What to work on
Where the string "this" occurs in the material below, report the whole line.

Data records
────────────────
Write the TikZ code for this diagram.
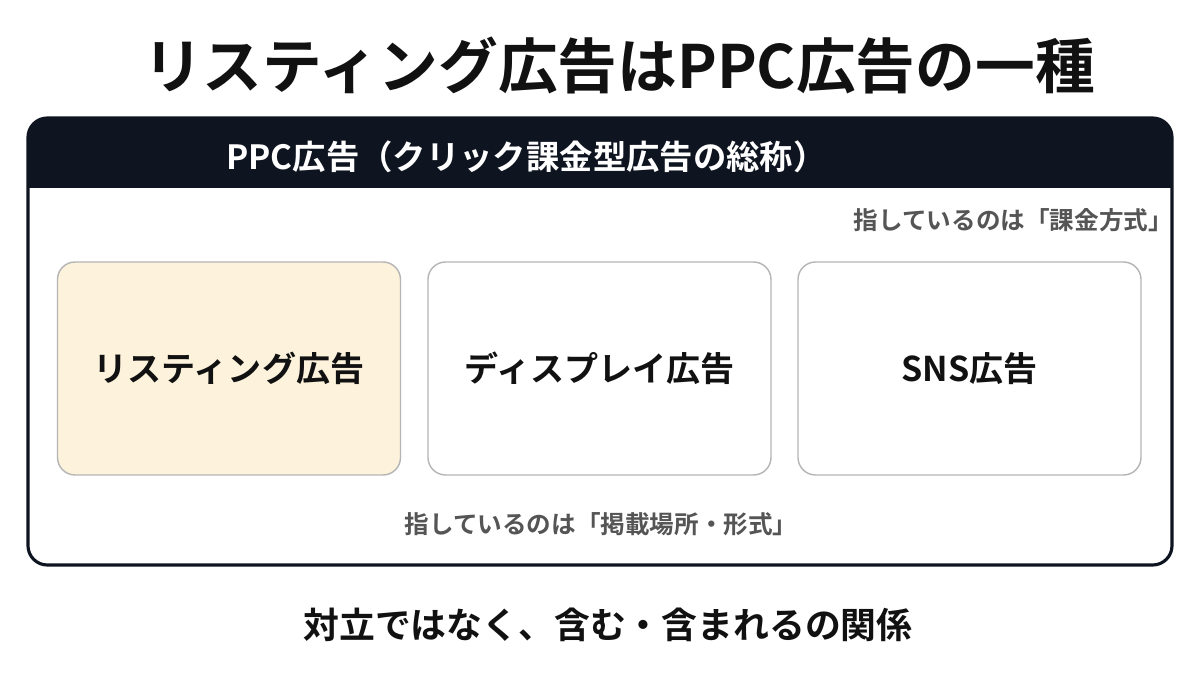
────────────────
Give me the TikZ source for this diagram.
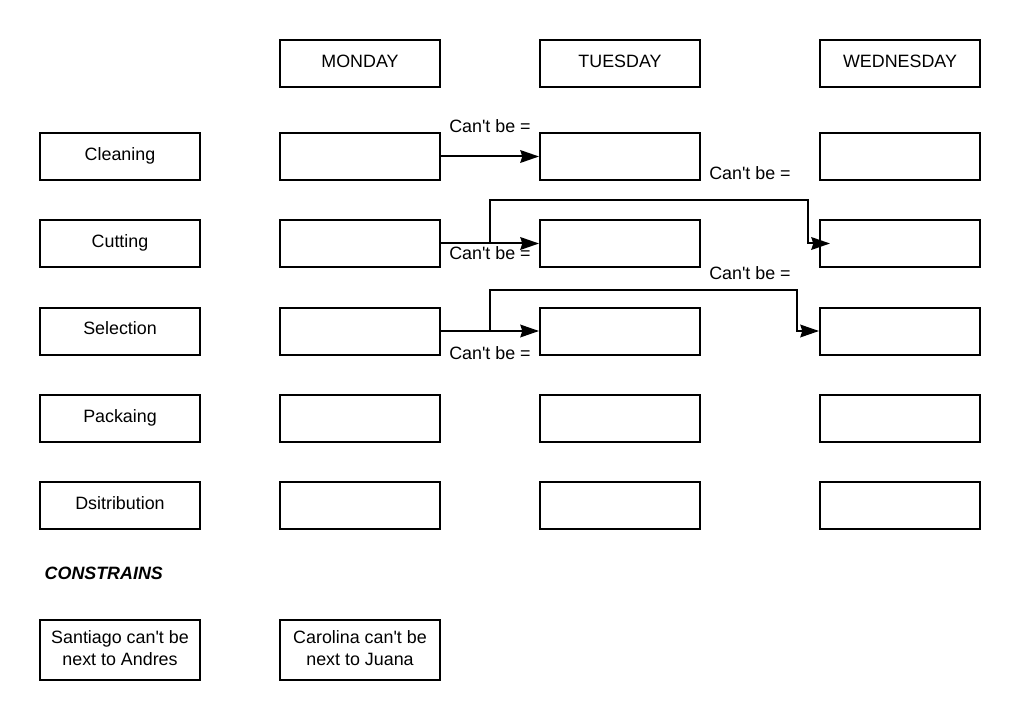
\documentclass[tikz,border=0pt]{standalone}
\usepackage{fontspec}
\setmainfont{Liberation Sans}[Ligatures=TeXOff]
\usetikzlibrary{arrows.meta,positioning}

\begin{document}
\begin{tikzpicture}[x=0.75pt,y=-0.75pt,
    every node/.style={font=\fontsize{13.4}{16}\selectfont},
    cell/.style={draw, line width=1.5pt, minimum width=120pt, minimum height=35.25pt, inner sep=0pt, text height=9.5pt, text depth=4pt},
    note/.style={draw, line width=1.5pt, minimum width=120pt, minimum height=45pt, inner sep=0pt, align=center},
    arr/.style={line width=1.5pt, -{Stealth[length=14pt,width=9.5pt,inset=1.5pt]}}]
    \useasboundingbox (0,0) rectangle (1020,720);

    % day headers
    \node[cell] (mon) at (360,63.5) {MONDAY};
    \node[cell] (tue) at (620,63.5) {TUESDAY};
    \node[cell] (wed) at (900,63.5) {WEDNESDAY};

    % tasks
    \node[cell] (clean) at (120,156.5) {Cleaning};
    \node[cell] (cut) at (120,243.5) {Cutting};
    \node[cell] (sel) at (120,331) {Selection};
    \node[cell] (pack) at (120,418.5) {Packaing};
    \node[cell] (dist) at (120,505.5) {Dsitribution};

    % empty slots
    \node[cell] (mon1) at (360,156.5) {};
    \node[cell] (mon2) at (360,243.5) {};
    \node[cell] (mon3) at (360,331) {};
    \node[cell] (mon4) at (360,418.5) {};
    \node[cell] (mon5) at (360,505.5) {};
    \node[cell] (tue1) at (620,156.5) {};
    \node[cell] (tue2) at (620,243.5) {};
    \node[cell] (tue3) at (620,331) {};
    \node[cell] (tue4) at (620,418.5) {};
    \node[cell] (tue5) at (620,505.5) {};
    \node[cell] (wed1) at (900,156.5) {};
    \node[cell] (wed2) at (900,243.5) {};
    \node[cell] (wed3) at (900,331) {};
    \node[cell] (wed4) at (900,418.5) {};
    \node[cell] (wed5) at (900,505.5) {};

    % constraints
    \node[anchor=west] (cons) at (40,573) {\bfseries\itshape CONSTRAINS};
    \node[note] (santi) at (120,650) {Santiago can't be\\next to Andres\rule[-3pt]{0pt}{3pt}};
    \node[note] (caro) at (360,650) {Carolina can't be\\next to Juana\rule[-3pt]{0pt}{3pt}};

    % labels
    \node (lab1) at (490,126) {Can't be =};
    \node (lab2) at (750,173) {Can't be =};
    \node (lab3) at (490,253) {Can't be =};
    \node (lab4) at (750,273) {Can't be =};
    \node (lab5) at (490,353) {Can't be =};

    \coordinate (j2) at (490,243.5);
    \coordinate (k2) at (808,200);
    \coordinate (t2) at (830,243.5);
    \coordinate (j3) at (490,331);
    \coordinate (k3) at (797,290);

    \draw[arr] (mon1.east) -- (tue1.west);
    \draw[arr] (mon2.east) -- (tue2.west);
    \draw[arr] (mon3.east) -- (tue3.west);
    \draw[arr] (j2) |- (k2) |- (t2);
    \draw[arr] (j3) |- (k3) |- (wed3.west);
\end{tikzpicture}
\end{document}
────────────────
Finished answer
Write the TikZ code for this diagram.
Give me the TikZ source for this diagram.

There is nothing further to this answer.